Self-regulation by these globally influential newspaper owners effectively means they’re free to publish inaccurate reports that favour their owners’ financial and political interests. This is why most of the UK’s national press (remember, they are a major source for social media and global news) has completely downplayed, dismissed or ignored one of the biggest threats to humanity – if not the biggest – the climate emergency. Media owners and backers have strong links with right-wing think tanks funded by fossil fuel giants. Impress has warned of deliberate climate disinformation by publishers and lobby groups that exploit the absence of regulatory oversight to distort public opinion and delay policy action.
In its report Climate News and Independent Regulation, Impress said: “Access to reliable information via quality journalism is a cornerstone of democracy … As the climate crisis accelerates, ensuring this access is vital.”
TV and radio broadcast regulation in the UK is also failing the public.

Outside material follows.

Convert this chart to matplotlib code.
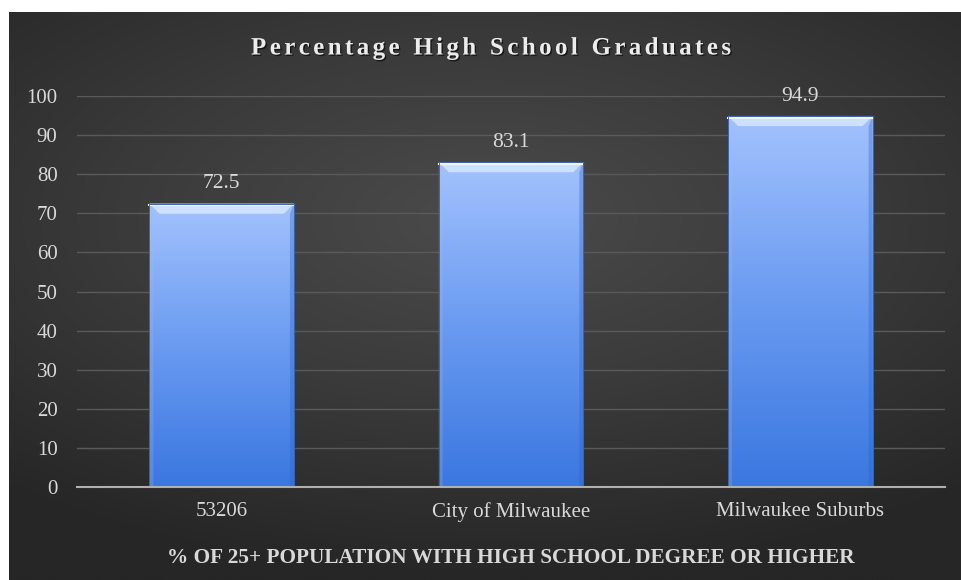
import numpy as np
import matplotlib
matplotlib.use("Agg")
from matplotlib import pyplot as plt
from matplotlib.colors import LinearSegmentedColormap
from matplotlib.patches import Polygon
import matplotlib.patheffects as pe

categories = ["53206", "City of Milwaukee", "Milwaukee Suburbs"]
values = [72.5, 83.1, 94.9]
yticks = [0, 10, 20, 30, 40, 50, 60, 70, 80, 90, 100]

title = "Percentage High School Graduates"
xlabel = "% OF 25+ POPULATION WITH HIGH SCHOOL DEGREE OR HIGHER"

plt.rcParams['font.family'] = ['Liberation Serif', 'DejaVu Serif']

fig = plt.figure(figsize=(9.62, 5.8), dpi=100)
fig.patch.set_facecolor('white')

# dark radial background
bg = fig.add_axes([9 / 962, 0, 953 / 962, 568 / 580])
yy, xx = np.mgrid[-1:1:300j, -1:1:500j]
r = np.sqrt((xx * 0.9) ** 2 + (yy * 1.1 + 0.3) ** 2)
bg_cmap = LinearSegmentedColormap.from_list('bg', ['#4b4b4b', '#3a3a3a', '#262626'])
bg.imshow(r, cmap=bg_cmap, aspect='auto', extent=[0, 1, 0, 1], vmin=0, vmax=1.4)
bg.axis('off')

ax = fig.add_axes([77 / 962, (580 - 487) / 580, (945 - 77) / 962, (487 - 96) / 580])
ax.patch.set_alpha(0)
ax.set_xlim(-0.5, 2.5)
ax.set_ylim(0, 100)

bars = ax.bar(range(len(categories)), values, width=0.5, color='none', zorder=3)
bar_cmap = LinearSegmentedColormap.from_list('bar', ['#3a77e0', '#6a9bf1', '#a3c2fd'])
grad = np.linspace(0, 1, 256).reshape(-1, 1)
dx = 0.035   # bevel width in data units (x)
dy = 2.6     # bevel height in data units (y)
for b in bars:
    x0, w, h = b.get_x(), b.get_width(), b.get_height()
    x1 = x0 + w
    im = ax.imshow(grad, cmap=bar_cmap, aspect='auto', origin='lower',
                   extent=[x0, x1, 0, h], zorder=3, vmin=0, vmax=1)
    im.set_clip_path(b)
    # bevels
    ax.add_patch(Polygon([[x0, h], [x1, h], [x1 - dx, h - dy], [x0 + dx, h - dy]],
                         closed=True, facecolor='#d6e6ff', edgecolor='none', alpha=0.85, zorder=4))
    ax.add_patch(Polygon([[x0, 0], [x0, h], [x0 + dx * 0.4, h - dy], [x0 + dx * 0.4, 0]],
                         closed=True, facecolor='#9dbdf8', edgecolor='none', alpha=0.25, zorder=4))
    ax.add_patch(Polygon([[x1, 0], [x1, h], [x1 - dx * 0.4, h - dy], [x1 - dx * 0.4, 0]],
                         closed=True, facecolor='#2e63c4', edgecolor='none', alpha=0.35, zorder=4))
    ax.plot([x0, x1], [h - 0.5, h - 0.5], color='#eef5ff', lw=1.5, zorder=4)
    ax.plot([x0, x1, x1, x0, x0], [0, 0, h, h, 0], color='#3c64a8', lw=0.7, zorder=4)
    ax.text(x0 + w / 2, h + 2.6, f"{h:.1f}", ha='center', va='bottom', fontsize=15.5,
            color='#d9d9d9', zorder=5)

ax.set_yticks(yticks)
ax.set_xticks(range(len(categories)))
ax.set_xticklabels(categories)
ax.grid(axis='y', color='#5a5a5a', lw=1, zorder=0)
ax.tick_params(axis='both', length=0, labelsize=15, labelcolor='#d9d9d9')
ax.tick_params(axis='y', pad=14)
ax.tick_params(axis='x', pad=11)
for s in ['top', 'right', 'left']:
    ax.spines[s].set_visible(False)
ax.spines['bottom'].set_color('#b0b0b0')
ax.spines['bottom'].set_linewidth(1.5)
ax.spines['bottom'].set_zorder(6)

ax.set_xlabel(xlabel, fontsize=15.3, fontweight='bold', color='#d9d9d9', va='center')
ax.xaxis.set_label_coords(0.5, -(558 - 487) / 391)

# title with letter spacing
renderer = fig.canvas.get_renderer()
fsize = 18
shadow = [pe.withSimplePatchShadow(offset=(1, -1), shadow_rgbFace='black', alpha=0.6)]
widths = []
for ch in title:
    t = fig.text(0, 0, ch if ch != ' ' else 'n', fontsize=fsize, fontweight='bold')
    bb = t.get_window_extent(renderer)
    widths.append(bb.width * (0.5 if ch == ' ' else 1.0))
    t.remove()
target_w = 480
gap = (target_w - sum(widths)) / (len(title) - 1)
xpos = 491 - target_w / 2
for ch, cw in zip(title, widths):
    if ch != ' ':
        fig.text(xpos / 962, 1 - 48 / 580, ch, ha='left', va='center', fontsize=fsize,
                 fontweight='bold', color='#ececec', path_effects=shadow)
    xpos += cw + gap

fig.savefig('out.png', dpi=100)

The global news provider BBC, which is consumed in around 200 countries/territories around the world, has been accused by many – including some of its own presenters – of shaping news coverage to suit government and corporate agendas and giving unfair prominence to favoured politicians or ideologies while under-representing other parties and ideas.

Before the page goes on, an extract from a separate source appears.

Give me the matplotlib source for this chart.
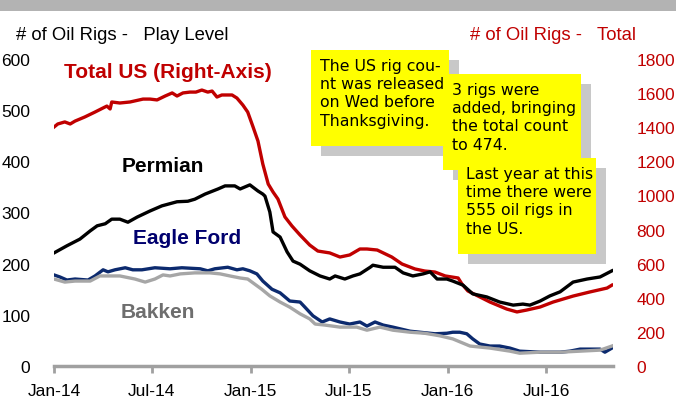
import matplotlib
matplotlib.use('Agg')
import matplotlib.pyplot as plt
import pandas as pd
from matplotlib.patches import Rectangle

# ---------------- data ----------------
base_date = '2014-01-01'

total_day = [0, 7, 20, 30, 39, 57, 76, 91, 98, 104, 107, 122, 141, 165, 178, 191, 206, 219, 228, 239,
             252, 263, 274, 285, 293, 302, 311, 330, 339, 350, 359, 369, 378, 387, 397, 406, 415, 428, 441, 456,
             474, 489, 511, 530, 548, 567, 580, 599, 626, 645, 669, 687, 706, 725, 749, 756, 767, 786, 808, 839,
             858, 876, 901, 925, 962, 993, 1025, 1034]
total_us = [1401, 1419, 1431, 1419, 1436, 1460, 1489, 1513, 1524, 1507, 1548, 1542, 1548, 1565, 1565, 1560, 1583, 1601, 1583, 1601,
            1606, 1606, 1618, 1606, 1612, 1577, 1589, 1589, 1571, 1530, 1489, 1401, 1319, 1184, 1067, 1020, 979, 874, 821, 768,
            709, 674, 663, 639, 651, 686, 686, 680, 639, 598, 569, 557, 551, 528, 516, 481, 440, 410, 375, 334,
            317, 328, 346, 375, 410, 434, 457, 474]

permian_day = [0, 24, 48, 67, 80, 95, 107, 122, 137, 154, 178, 200, 228, 248, 261, 280, 304, 317, 335, 345,
               363, 378, 387, 391, 400, 406, 419, 432, 443, 456, 474, 493, 511, 521, 539, 554, 567, 586, 591, 610,
               632, 647, 665, 684, 697, 710, 728, 739, 758, 776, 802, 826, 851, 869, 882, 901, 919, 938, 962, 988,
               1012, 1034]
permian = [221, 235, 248, 264, 274, 278, 287, 287, 281, 291, 303, 313, 321, 322, 326, 336, 346, 352, 352, 346,
           354, 342, 336, 332, 301, 262, 252, 223, 205, 199, 186, 176, 170, 176, 170, 176, 180, 193, 197, 193,
           193, 182, 176, 180, 184, 170, 170, 166, 158, 141, 135, 125, 119, 121, 119, 127, 137, 145, 164, 170,
           174, 186]

eagle_day = [0, 11, 24, 39, 63, 76, 91, 100, 113, 132, 146, 163, 187, 215, 237, 271, 285, 298, 322, 339,
             350, 363, 376, 387, 404, 419, 437, 456, 465, 480, 497, 511, 530, 548, 567, 580, 595, 610, 628, 660,
             678, 706, 728, 739, 752, 765, 776, 789, 808, 826, 845, 863, 901, 938, 956, 975, 1012, 1021, 1034]
eagle_ford = [178, 174, 168, 170, 168, 176, 188, 184, 188, 192, 188, 188, 192, 190, 192, 190, 186, 190, 193, 188,
              190, 186, 180, 166, 150, 143, 127, 125, 115, 98, 86, 92, 86, 82, 86, 78, 86, 80, 76, 68,
              66, 63, 64, 66, 66, 63, 53, 43, 39, 39, 35, 29, 27, 27, 29, 33, 33, 27, 35]

bakken_day = [0, 20, 39, 67, 85, 122, 150, 169, 187, 202, 215, 234, 261, 289, 308, 326, 345, 359, 372, 385,
              400, 419, 437, 456, 474, 484, 502, 530, 561, 580, 604, 628, 660, 687, 715, 739, 771, 808, 845, 863,
              901, 938, 975, 1012, 1034]
bakken = [170, 164, 166, 166, 176, 176, 170, 164, 170, 178, 176, 180, 182, 182, 180, 176, 172, 170, 160, 150,
          137, 125, 115, 102, 92, 82, 80, 76, 76, 70, 76, 70, 66, 64, 59, 53, 39, 35, 29, 25,
          27, 27, 29, 31, 39]

x_ticks = ['2014-01-01', '2014-07-01', '2015-01-01', '2015-07-01', '2016-01-01', '2016-07-01']
x_labels = ['Jan-14', 'Jul-14', 'Jan-15', 'Jul-15', 'Jan-16', 'Jul-16']
left_ticks = [0, 100, 200, 300, 400, 500, 600]
right_ticks = [0, 200, 400, 600, 800, 1000, 1200, 1400, 1600, 1800]

series_labels = ['Total US (Right-Axis)', 'Permian', 'Eagle Ford', 'Bakken']
left_title = '# of Oil Rigs -   Play Level'
right_title = '# of Oil Rigs -   Total'
notes = ['The US rig cou-\nnt was released\non Wed before\nThanksgiving.',
         '3 rigs were\nadded, bringing\nthe total count\nto 474.',
         'Last year at this\ntime there were\n555 oil rigs in\nthe US.']

# ---------------- figure ----------------
W, H = 676, 402
fig = plt.figure(figsize=(W / 100, H / 100), dpi=100)
fig.patch.set_facecolor('white')

def fx(x):
    return x / W

def fy(y):
    return 1 - y / H

RED = '#c00000'
NAVY = '#0c2a6e'
GRAYL = '#a6a6a6'
AXG = '#a0a0a0'
FONT = 'Liberation Sans'

# top gray band
fig.patches.append(Rectangle((0, fy(12)), 1, 12 / H, transform=fig.transFigure,
                             facecolor='#b3b3b3', edgecolor='none', zorder=0))

ax = fig.add_axes([fx(54), fy(367), fx(613) - fx(54), fy(60) - fy(367)])
ax2 = ax.twinx()
ax.set_zorder(ax2.get_zorder() + 1)
ax.patch.set_visible(False)

b = pd.Timestamp(base_date)
to_dates = lambda d: b + pd.to_timedelta(d, unit='D')

ax2.plot(to_dates(total_day), total_us, color=RED, lw=2.4, solid_joinstyle='round')
ax.plot(to_dates(permian_day), permian, color='black', lw=2.4, solid_joinstyle='round')
ax.plot(to_dates(eagle_day), eagle_ford, color=NAVY, lw=2.4, solid_joinstyle='round')
ax.plot(to_dates(bakken_day), bakken, color=GRAYL, lw=2.4, solid_joinstyle='round')

xmin, xmax = pd.Timestamp('2014-01-01'), pd.Timestamp('2016-11-02')
ax.set_xlim(xmin, xmax)
ax.set_ylim(0, 600)
ax2.set_ylim(0, 1800)

ax.set_xticks(pd.to_datetime(x_ticks))
ax.set_xticklabels(x_labels, fontfamily=FONT, fontsize=12.5)
ax.set_yticks(left_ticks)
ax.set_yticklabels([str(v) for v in left_ticks], fontfamily=FONT, fontsize=12.5)
ax2.set_yticks(right_ticks)
ax2.set_yticklabels([str(v) for v in right_ticks], fontfamily=FONT, fontsize=12.5, color=RED)

for a in (ax, ax2):
    for s in ('top', 'left', 'right', 'bottom'):
        a.spines[s].set_visible(False)
ax.spines['bottom'].set_visible(True)
ax.spines['bottom'].set_color(AXG)
ax.spines['bottom'].set_linewidth(2.5)
ax.tick_params(axis='x', direction='out', length=5, width=2, color=AXG, pad=7)
ax.tick_params(axis='y', length=0, pad=17)
ax2.tick_params(axis='y', length=0, pad=17)

# axis titles
fig.text(fx(16), fy(36), left_title, fontfamily=FONT, fontsize=13.3, ha='left', va='center')
fig.text(fx(470), fy(36), right_title, fontfamily=FONT, fontsize=13.3, ha='left', va='center', color=RED)

# series labels
fig.text(fx(64), fy(72), series_labels[0], fontfamily=FONT, fontsize=15, fontweight='bold',
         color=RED, ha='left', va='center')
fig.text(fx(122), fy(167), series_labels[1], fontfamily=FONT, fontsize=15, fontweight='bold',
         color='black', ha='left', va='center')
fig.text(fx(133), fy(239), series_labels[2], fontfamily=FONT, fontsize=15, fontweight='bold',
         color='#00006e', ha='left', va='center')
fig.text(fx(121), fy(313), series_labels[3], fontfamily=FONT, fontsize=15, fontweight='bold',
         color='#6e6e6e', ha='left', va='center')

# note boxes: (x0, y0, x1, y1) in pixels, text left, first line top y
boxes = [(311, 51, 449, 147, 320, 59),
         (443, 75, 581, 171, 452, 83),
         (458, 159, 596, 255, 466, 167)]
for (x0, y0, x1, y1, tx, ty), note in zip(boxes, notes):
    fig.patches.append(Rectangle((fx(x0 + 10), fy(y1 + 10)), (x1 - x0) / W, (y1 - y0) / H,
                                 transform=fig.transFigure, facecolor='#c8c8c8',
                                 edgecolor='none', zorder=5))
    fig.patches.append(Rectangle((fx(x0), fy(y1)), (x1 - x0) / W, (y1 - y0) / H,
                                 transform=fig.transFigure, facecolor='#ffff00',
                                 edgecolor='none', zorder=6))
    fig.text(fx(tx), fy(ty), note, fontfamily='DejaVu Sans', fontsize=11.3, ha='left', va='top',
             linespacing=1.27, zorder=7)

fig.savefig('out.png', dpi=100)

To add confusion, TV and radio are regulated separately by Ofcom, who have such a light touch that TV channels including climate change deniers like GB news are allowed to broadcast news dressed up as current affairs shows, hosted by right-wing politicians, funded by big oil. The channel has also been described as ‘a central hub for climate scepticism’ by the Institute for Strategic Dialogue.

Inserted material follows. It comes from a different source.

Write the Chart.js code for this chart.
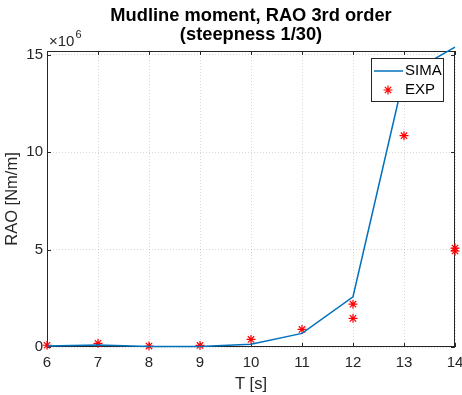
<!DOCTYPE html>
<html>
<head>
<meta charset="utf-8">
<script src="https://cdn.jsdelivr.net/npm/chart.js@4.4.0/dist/chart.umd.min.js"></script>
<style>
  html, body { margin: 0; padding: 0; background: #fff; }
  #wrap { width: 462px; height: 395px; }
</style>
</head>
<body>
<div id="wrap"><canvas id="rao" width="462" height="395"></canvas></div>
<script>
// wave period [s] vs 3rd order RAO of the mudline moment [Nm/m]
var periods = [6, 7, 8, 9, 10, 11, 12, 13, 14];
var simaRao = [0.05e6, 0.10e6, 0.02e6, 0.02e6, 0.14e6, 0.70e6, 2.58e6, 13.9e6, 15.4e6];
var expPeriods = [6, 7, 8, 9, 10, 11, 12, 12, 13, 14, 14];
var expRao = [0.09e6, 0.19e6, 0.05e6, 0.08e6, 0.39e6, 0.90e6, 2.20e6, 1.47e6, 10.85e6, 5.08e6, 4.93e6];
var xTicks = [6, 7, 8, 9, 10, 11, 12, 13, 14];
var yTicks = [0, 5e6, 10e6, 15e6];
var yMax = 15.2e6;
var yExp = 6;
var titleLines = ['Mudline moment, RAO 3rd order', '(steepness 1/30)'];

var FONT = '"Liberation Sans", Arial, Helvetica, sans-serif';
var AXIS = '#262626';
var BLUE = '#0072BD';
var RED = '#ff0000';

function pairs(xs, ys) {
  return xs.map(function (x, i) { return { x: x, y: ys[i] }; });
}

// title, box, inward ticks, exponent label and legend drawn matlab-style
var matlabAxes = {
  id: 'matlabAxes',
  beforeDatasetsDraw: function (chart) {
    var ctx = chart.ctx, a = chart.chartArea;
    var xs = chart.scales.x, ys = chart.scales.y;
    var L = 4;
    ctx.save();

    // two-line bold title centred over the axes
    var cx = (a.left + a.right) / 2;
    ctx.fillStyle = '#000';
    ctx.textAlign = 'center';
    ctx.textBaseline = 'alphabetic';
    ctx.font = 'bold 18.3px ' + FONT;
    ctx.fillText(titleLines[0], cx, 20.5);
    ctx.fillText(titleLines[1], cx, 40);

    ctx.strokeStyle = AXIS;
    ctx.lineWidth = 1;
    ctx.beginPath();
    xTicks.forEach(function (t) {
      var px = Math.round(xs.getPixelForValue(t)) + 0.5;
      ctx.moveTo(px, a.bottom); ctx.lineTo(px, a.bottom - L);
      ctx.moveTo(px, a.top); ctx.lineTo(px, a.top + L);
    });
    yTicks.forEach(function (t) {
      var py = Math.round(ys.getPixelForValue(t)) + 0.5;
      ctx.moveTo(a.left, py); ctx.lineTo(a.left + L, py);
      ctx.moveTo(a.right, py); ctx.lineTo(a.right - L, py);
    });
    ctx.stroke();
    ctx.strokeRect(Math.round(a.left) + 0.5, Math.round(a.top) + 0.5,
      Math.round(a.right - a.left) - 1, Math.round(a.bottom - a.top) - 1);

    // exponent above the y axis
    ctx.fillStyle = AXIS;
    ctx.textAlign = 'left';
    ctx.font = '15px ' + FONT;
    ctx.fillText('\u00d710', a.left + 2, a.top - 5);
    var w = ctx.measureText('\u00d710').width;
    ctx.font = '11px ' + FONT;
    ctx.fillText(String(yExp), a.left + 3 + w, a.top - 13);
    ctx.restore();
  },
  afterDraw: function (chart) {
    var ctx = chart.ctx;
    var ds = chart.data.datasets;
    var bx = 371, by = 58, bw = 72, bh = 43;
    ctx.save();
    ctx.fillStyle = '#fff';
    ctx.fillRect(bx, by, bw, bh);
    ctx.strokeStyle = AXIS;
    ctx.lineWidth = 1;
    ctx.strokeRect(bx + 0.5, by + 0.5, bw, bh);

    ctx.strokeStyle = BLUE;
    ctx.lineWidth = 1.5;
    ctx.beginPath();
    ctx.moveTo(bx + 3, by + 13); ctx.lineTo(bx + 32, by + 13);
    ctx.stroke();

    ctx.strokeStyle = RED;
    ctx.lineWidth = 1.2;
    var cx = bx + 17, cy = by + 32, r = 4.5, d = r * Math.SQRT1_2;
    ctx.beginPath();
    ctx.moveTo(cx - r, cy); ctx.lineTo(cx + r, cy);
    ctx.moveTo(cx, cy - r); ctx.lineTo(cx, cy + r);
    ctx.moveTo(cx - d, cy - d); ctx.lineTo(cx + d, cy + d);
    ctx.moveTo(cx - d, cy + d); ctx.lineTo(cx + d, cy - d);
    ctx.stroke();

    ctx.fillStyle = '#000';
    ctx.font = '15px ' + FONT;
    ctx.textBaseline = 'middle';
    ctx.textAlign = 'left';
    ctx.fillText(ds[0].label, bx + 34, by + 13);
    ctx.fillText(ds[1].label, bx + 34, by + 32);
    ctx.restore();
  }
};

function noEdgePadding(s) {
  s.paddingLeft = 0; s.paddingRight = 0;
  s.paddingTop = 0; s.paddingBottom = 0;
}

var ctx = document.getElementById('rao').getContext('2d');
var chart = new Chart(ctx, {
  type: 'scatter',
  data: {
    datasets: [{
      label: 'SIMA',
      data: pairs(periods, simaRao),
      showLine: true,
      borderColor: BLUE,
      borderWidth: 1.5,
      pointRadius: 0,
      fill: false,
      tension: 0,
      clip: 6
    }, {
      label: 'EXP',
      data: pairs(expPeriods, expRao),
      showLine: false,
      pointStyle: 'star',
      pointRadius: 4.5,
      borderColor: RED,
      backgroundColor: RED,
      pointBorderWidth: 1.2,
      clip: false
    }]
  },
  options: {
    responsive: false,
    devicePixelRatio: 1,
    animation: false,
    layout: { padding: { top: 51, right: 7, left: 0, bottom: 0 } },
    plugins: {
      legend: { display: false },
      tooltip: { enabled: false },
      title: { display: false }
    },
    scales: {
      x: {
        type: 'linear',
        min: 6,
        max: 14,
        afterBuildTicks: function (s) { s.ticks = xTicks.map(function (v) { return { value: v }; }); },
        afterFit: function (s) { s.height = 48; noEdgePadding(s); },
        ticks: { color: AXIS, padding: 7, font: { family: FONT, size: 15 } },
        grid: { color: 'rgba(38,38,38,0.18)', drawTicks: false },
        border: { display: false, dash: [1, 2] },
        title: {
          display: true, text: 'T [s]', color: AXIS,
          font: { family: FONT, size: 16.5 }, padding: { top: 0, bottom: 1 }
        }
      },
      y: {
        type: 'linear',
        min: 0,
        max: yMax,
        afterBuildTicks: function (s) { s.ticks = yTicks.map(function (v) { return { value: v }; }); },
        afterFit: function (s) { s.width = 47; noEdgePadding(s); },
        ticks: {
          color: AXIS, padding: 4, font: { family: FONT, size: 15 },
          callback: function (v) { return v / Math.pow(10, yExp); }
        },
        grid: { color: 'rgba(38,38,38,0.18)', drawTicks: false },
        border: { display: false, dash: [1, 2] },
        title: {
          display: true, text: 'RAO [Nm/m]', color: AXIS,
          font: { family: FONT, size: 16.5 }, padding: { top: 3, bottom: 3 }
        }
      }
    }
  },
  plugins: [matlabAxes]
});
</script>
</body>
</html>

All of this is a disaster for public confidence and access to accurate information.
For years, climate scientists and concerned citizens have flagged the dangers of media falsehoods – only to watch complaints vanish into a regulatory void. The result has been delayed climate action, eroded democracy and a public left unsure who or what to trust.
So what can be done? The campaign group Hacked Off – a team of experts in press malpractice and abuse – was set up after the phone hacking scandal that rocked the UK when criminal activities by The News of The World were exposed. It is now calling for new legislation to protect people from press abuse, to protect press freedom, and build in both accountability and accuracy. Its latest campaign for a proposed Better Media Bill is gathering popularity from the public, press abuse victims, celebrities and politicians alike. This could be a monumental improvement to the regulatory landscape – not just in the UK – but one that could send a ripple of responsibility out into the wider world, setting a benchmark of regulation that is desperately needed worldwide.
Protecting people at the point of consumption must go hand in hand with tackling the upstream causes of harm. Real change needs independent oversight with the power to act when outlets mislead, as well as new ownership and funding models that will free journalism from billionaire and fossil fuel capture. Grassroots pressure from scientists, campaigners and communities demanding truth must be heard – and while all that is happening, we also need to grow media literacy so that audiences can spot manipulation, divest from the attention economy and protect themselves from harm – pushing back with consumer rights, where regulation fails.
No single fix can stem the tide of disinformation – but coordinated action can. That’s why Media Revolution aims to cooperatively build a movement that unites regulation, replacement, the crucial element of civil resistance and public empowerment into one coherent force.
The complaints – whether about disinformation, division or press intrusion – have been mounting up, and ignored long enough. It’s time to turn that frustration into power and to demand a media regulation system that protects both people and planet.